Two Latin bands took centre stage at this year’s Shambala festival
Photo of Sidestepper by Louise Roberts, photo of the grand finale by Caroline Faruolo
This festival, whose tagline is ‘Adventures in Utopia,’ really is a colourful wonderland of fun. Held in a secret country estate in Northamptonshire, the site is the perfect size, not too big and not too small, and the punters are a sparkly mix of revellers. There are no big-name headliners here, and the festival is all the better for it. Instead of snagging a ticket based on one or two artists, punters are happy to wander and let the tides of the day wash them to any of the various stages, large and small, each one full of excellent artists. Shambala is best experienced without a plan – whatever you stumble upon is sure to be entertaining, be it a Nepalese band trying to bring back the sun on a rainy Sunday, or a interpretive dance competition in the Social Club.

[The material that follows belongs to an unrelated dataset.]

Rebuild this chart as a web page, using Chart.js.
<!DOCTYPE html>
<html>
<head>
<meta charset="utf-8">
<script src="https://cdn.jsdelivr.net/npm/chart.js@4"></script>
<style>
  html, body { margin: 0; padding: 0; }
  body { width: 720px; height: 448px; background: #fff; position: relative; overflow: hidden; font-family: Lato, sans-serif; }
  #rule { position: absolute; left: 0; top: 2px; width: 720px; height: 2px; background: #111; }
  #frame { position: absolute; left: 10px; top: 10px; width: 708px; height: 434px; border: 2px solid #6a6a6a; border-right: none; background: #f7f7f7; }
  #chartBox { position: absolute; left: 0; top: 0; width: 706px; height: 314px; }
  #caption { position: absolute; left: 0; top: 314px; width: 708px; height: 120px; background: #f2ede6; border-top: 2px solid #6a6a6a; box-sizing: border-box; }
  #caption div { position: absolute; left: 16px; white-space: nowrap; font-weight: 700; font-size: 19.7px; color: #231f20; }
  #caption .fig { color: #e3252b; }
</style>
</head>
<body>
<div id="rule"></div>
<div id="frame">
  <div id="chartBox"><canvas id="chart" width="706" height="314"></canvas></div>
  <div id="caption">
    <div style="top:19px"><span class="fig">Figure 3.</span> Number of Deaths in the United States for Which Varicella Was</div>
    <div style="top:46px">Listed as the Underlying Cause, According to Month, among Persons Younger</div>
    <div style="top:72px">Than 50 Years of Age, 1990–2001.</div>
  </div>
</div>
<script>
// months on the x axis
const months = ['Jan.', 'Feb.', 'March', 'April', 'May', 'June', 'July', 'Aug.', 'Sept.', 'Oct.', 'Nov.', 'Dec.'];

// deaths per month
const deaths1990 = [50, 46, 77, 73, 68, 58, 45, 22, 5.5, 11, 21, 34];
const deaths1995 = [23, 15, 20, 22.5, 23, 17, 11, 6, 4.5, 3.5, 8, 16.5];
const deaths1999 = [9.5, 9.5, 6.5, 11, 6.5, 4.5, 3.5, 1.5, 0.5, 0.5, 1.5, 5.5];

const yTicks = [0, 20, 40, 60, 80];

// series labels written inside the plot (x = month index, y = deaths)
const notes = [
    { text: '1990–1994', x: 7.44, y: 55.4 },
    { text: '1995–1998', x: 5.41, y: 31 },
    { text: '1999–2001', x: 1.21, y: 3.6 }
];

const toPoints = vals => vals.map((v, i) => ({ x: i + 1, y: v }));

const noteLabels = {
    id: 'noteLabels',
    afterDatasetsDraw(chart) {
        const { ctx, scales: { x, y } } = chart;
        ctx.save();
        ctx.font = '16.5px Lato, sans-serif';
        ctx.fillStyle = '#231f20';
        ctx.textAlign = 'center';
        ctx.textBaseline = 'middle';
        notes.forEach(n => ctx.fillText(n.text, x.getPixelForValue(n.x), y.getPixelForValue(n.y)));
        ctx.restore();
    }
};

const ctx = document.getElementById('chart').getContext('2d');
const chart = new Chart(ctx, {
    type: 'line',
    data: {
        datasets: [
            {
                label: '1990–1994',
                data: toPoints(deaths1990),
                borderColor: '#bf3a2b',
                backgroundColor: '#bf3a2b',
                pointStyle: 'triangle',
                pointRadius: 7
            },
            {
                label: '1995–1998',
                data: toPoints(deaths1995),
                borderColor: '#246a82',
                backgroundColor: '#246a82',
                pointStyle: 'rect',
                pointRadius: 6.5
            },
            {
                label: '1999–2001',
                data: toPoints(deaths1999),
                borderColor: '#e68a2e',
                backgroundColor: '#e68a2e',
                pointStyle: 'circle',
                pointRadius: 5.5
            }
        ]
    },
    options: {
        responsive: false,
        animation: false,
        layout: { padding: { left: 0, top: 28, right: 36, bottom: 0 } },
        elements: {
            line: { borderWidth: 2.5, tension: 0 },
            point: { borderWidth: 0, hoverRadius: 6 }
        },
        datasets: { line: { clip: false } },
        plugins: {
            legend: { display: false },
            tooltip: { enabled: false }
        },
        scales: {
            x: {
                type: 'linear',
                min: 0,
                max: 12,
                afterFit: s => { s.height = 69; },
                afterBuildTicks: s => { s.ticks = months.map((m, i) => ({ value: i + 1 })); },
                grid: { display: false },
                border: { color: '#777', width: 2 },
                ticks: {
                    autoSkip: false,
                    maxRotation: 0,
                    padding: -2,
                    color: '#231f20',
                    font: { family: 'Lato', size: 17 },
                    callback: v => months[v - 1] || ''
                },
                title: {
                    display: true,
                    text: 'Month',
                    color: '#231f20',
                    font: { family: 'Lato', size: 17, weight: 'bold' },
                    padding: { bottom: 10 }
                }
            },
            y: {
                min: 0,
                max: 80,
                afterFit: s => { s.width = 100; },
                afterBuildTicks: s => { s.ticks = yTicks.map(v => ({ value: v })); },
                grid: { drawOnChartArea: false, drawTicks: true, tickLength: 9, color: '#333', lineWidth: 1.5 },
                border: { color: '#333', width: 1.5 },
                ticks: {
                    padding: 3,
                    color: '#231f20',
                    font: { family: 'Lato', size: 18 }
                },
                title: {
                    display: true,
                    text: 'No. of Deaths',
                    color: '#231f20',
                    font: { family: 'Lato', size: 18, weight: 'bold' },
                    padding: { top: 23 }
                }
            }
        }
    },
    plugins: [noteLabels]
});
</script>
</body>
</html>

Some of the weekend’s highlights included the ever-excellent CC Smugglers, singer-songwriter Will Varley, Dizraeli & The Small Gods, and Joe Driscoll & Sekou Kouyaté. But Sidestepper and Pascuala Ilabaca y Fauna were by far the standouts.

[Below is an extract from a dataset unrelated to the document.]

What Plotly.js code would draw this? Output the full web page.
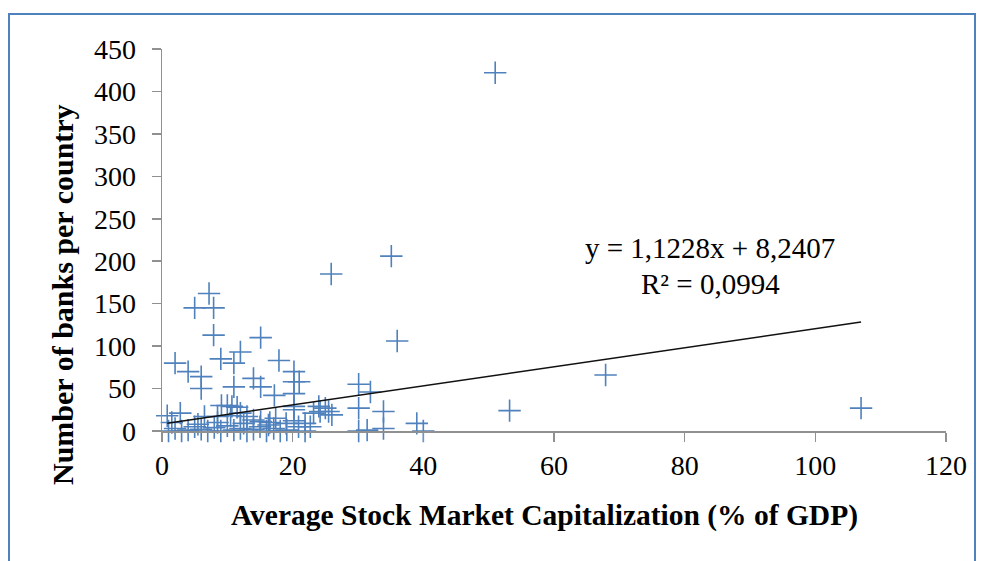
<!DOCTYPE html>
<html>
<head>
<meta charset="utf-8">
<script src="https://cdn.plot.ly/plotly-3.0.1.min.js"></script>
<style>
  html, body { margin: 0; padding: 0; background: #fff; }
  #wrap { position: relative; width: 982px; height: 561px; overflow: hidden; }
  #chart { width: 982px; height: 561px; }
  #frame { position: absolute; left: 8px; top: 13px; width: 968px; height: 600px;
           border: 2.5px solid #4F81BD; box-sizing: border-box; pointer-events: none; }
</style>
</head>
<body>
<div id="wrap">
  <div id="chart"></div>
  <div id="frame"></div>
</div>
<script>
// Average stock market capitalization (% of GDP)
const capX = [
  51.0, 35.1, 25.9, 36.0, 53.2, 67.9, 107.0,
  7.2, 5.0, 7.9, 7.9, 15.1, 2.0, 9.0, 12.0, 11.0, 17.9, 4.0, 6.0, 6.0,
  11.0, 14.0, 15.1, 20.2, 20.2, 21.0, 17.2, 20.2, 30.1, 31.9,
  9.1, 10.0, 10.7, 11.5, 0.8, 2.8, 12.0, 13.0, 14.0, 15.1, 16.3, 17.4,
  20.2, 20.2, 20.2, 20.9, 21.9, 22.7, 23.2, 24.2, 25.0, 25.5, 26.0, 24.0,
  30.1, 33.9, 30.1, 31.4, 33.9, 39.0, 40.0, 21.9,
  1.0, 2.0, 3.0, 4.0, 5.0, 6.0, 7.0, 8.0, 9.0, 10.0, 11.0, 12.0, 13.0,
  14.0, 15.0, 16.0, 17.1, 18.1, 19.1,
  1.5, 5.5, 8.5, 12.5, 16.5, 19.0, 6.5, 8.5, 10.5
];
// Number of banks per country
const banksY = [
  422, 206, 185, 106, 24, 66, 27,
  162, 145, 145, 113, 110, 80, 85, 93, 80, 83, 70, 64, 50,
  52, 62, 52, 70, 58, 58, 42, 44, 55, 46,
  30, 30, 29, 28, 18, 21, 21, 17, 13, 11, 7, 15,
  29, 25, 12, 5, 9, 5, 21, 23, 27, 23, 19, 29,
  27, 23, 0, 1, 3, 9, 0, 0,
  0, 3, 0, 1, 5, 2, 0, 4, 0, 6, 1, 3, 0,
  2, 5, 0, 3, 0, 1,
  10, 8, 10, 9, 10, 9, 17, 17, 18
];
// Linear trendline as printed on the chart
const slope = 1.1228;
const intercept = 8.2407;
const r2 = 0.0994;
const xTicks = [0, 20, 40, 60, 80, 100, 120];
const yTicks = [0, 50, 100, 150, 200, 250, 300, 350, 400, 450];
const xTitle = 'Average Stock Market Capitalization (% of GDP)';
const yTitle = 'Number of banks per country';

const xMin = Math.min(...capX), xMax = Math.max(...capX);
const trendX = [xMin, xMax];
const trendY = trendX.map(v => slope * v + intercept);

const fmt = (v, d) => v.toFixed(d).replace('.', ',');
const eqText = 'y = ' + fmt(slope, 4) + 'x + ' + fmt(intercept, 4);
const r2Text = 'R² = ' + fmt(r2, 4);

const serif = 'Liberation Serif, Times New Roman, serif';

const data = [
  {
    type: 'scatter', mode: 'markers', x: capX, y: banksY,
    cliponaxis: false,
    marker: { symbol: 'cross-thin-open', size: 16, color: '#4F81BD',
              line: { color: '#4F81BD', width: 1.6 } },
    hoverinfo: 'x+y', showlegend: false
  },
  {
    type: 'scatter', mode: 'lines', x: trendX, y: trendY,
    line: { color: '#111111', width: 1.5 },
    hoverinfo: 'skip', showlegend: false
  }
];

const layout = {
  width: 982, height: 561,
  margin: { l: 162, r: 36, t: 49, b: 130 },
  paper_bgcolor: '#ffffff', plot_bgcolor: '#ffffff',
  font: { family: serif, color: '#000000', size: 28 },
  xaxis: {
    range: [0, 120], tickvals: xTicks, ticktext: xTicks.map(String),
    showgrid: false, zeroline: false, showline: true, linecolor: '#909090', linewidth: 1.5,
    ticks: 'outside', ticklen: 9, tickcolor: '#909090', tickwidth: 1.5,
    tickfont: { family: serif, size: 28, color: '#000' },
    fixedrange: true
  },
  yaxis: {
    range: [0, 450], tickvals: yTicks, ticktext: yTicks.map(String),
    showgrid: false, zeroline: false, showline: true, linecolor: '#909090', linewidth: 1.5,
    ticks: 'outside', ticklen: 9, tickcolor: '#909090', tickwidth: 1.5,
    ticklabelstandoff: 10,
    tickfont: { family: serif, size: 28, color: '#000' },
    fixedrange: true
  },
  annotations: [
    { x: 83.9, y: 216, xref: 'x', yref: 'y', text: eqText, showarrow: false,
      font: { family: serif, size: 29, color: '#000' } },
    { x: 83.9, y: 173, xref: 'x', yref: 'y', text: r2Text, showarrow: false,
      font: { family: serif, size: 29, color: '#000' } },
    { x: 0.4885, y: -0.2225, xref: 'paper', yref: 'paper', xanchor: 'center', yanchor: 'middle',
      text: '<b>' + xTitle + '</b>', showarrow: false,
      font: { family: serif, size: 29.5, color: '#000' } },
    { x: -0.1276, y: 0.3586, xref: 'paper', yref: 'paper', xanchor: 'center', yanchor: 'middle',
      textangle: -90, text: '<b>' + yTitle + '</b>', showarrow: false,
      font: { family: serif, size: 30, color: '#000' } }
  ]
};

Plotly.newPlot('chart', data, layout, { displayModeBar: false, staticPlot: true });
</script>
</body>
</html>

It may have been raining, but that did not slow the unstoppable force that is Pascuala Ilabaca y Fauna. A fireball of an accordionist and singer from Chile, Pascuala Ilabaca and her band Fauna lit up the stage from the very first number. Those brave enough to face the rain, dressed in proper waterproofs or a mixture of ponchos and sequins (it is Shambala after all – sequins are mandatory), were not disappointed as the talented Ilabaca sang, played and danced her way around songs influenced by everything from cumbia to Indian classical music. It was the type of performance that had you hooked from the beginning, without a moment of respite – perfect for a rainy festival Sunday.
The weather had more or less cleared up by the time Colombian band Sidestepper came onstage, who brought their signature electro-cumbia. Their super danceable Afro-Colombian sound was carried by the charismatic El Chongo, Edgardo Garcés, and Erika Muñoz, who had the crowd moving and grooving from the get-go. While Bassekou Kouyaté & Ngoni ba closed the stage afterwards with one of the best sets I’ve seen them do in a while, Sidestepper, with their unflagging energy might have been a better send-off for the final night of the festival.
I’m already counting down the days until next year’s festival!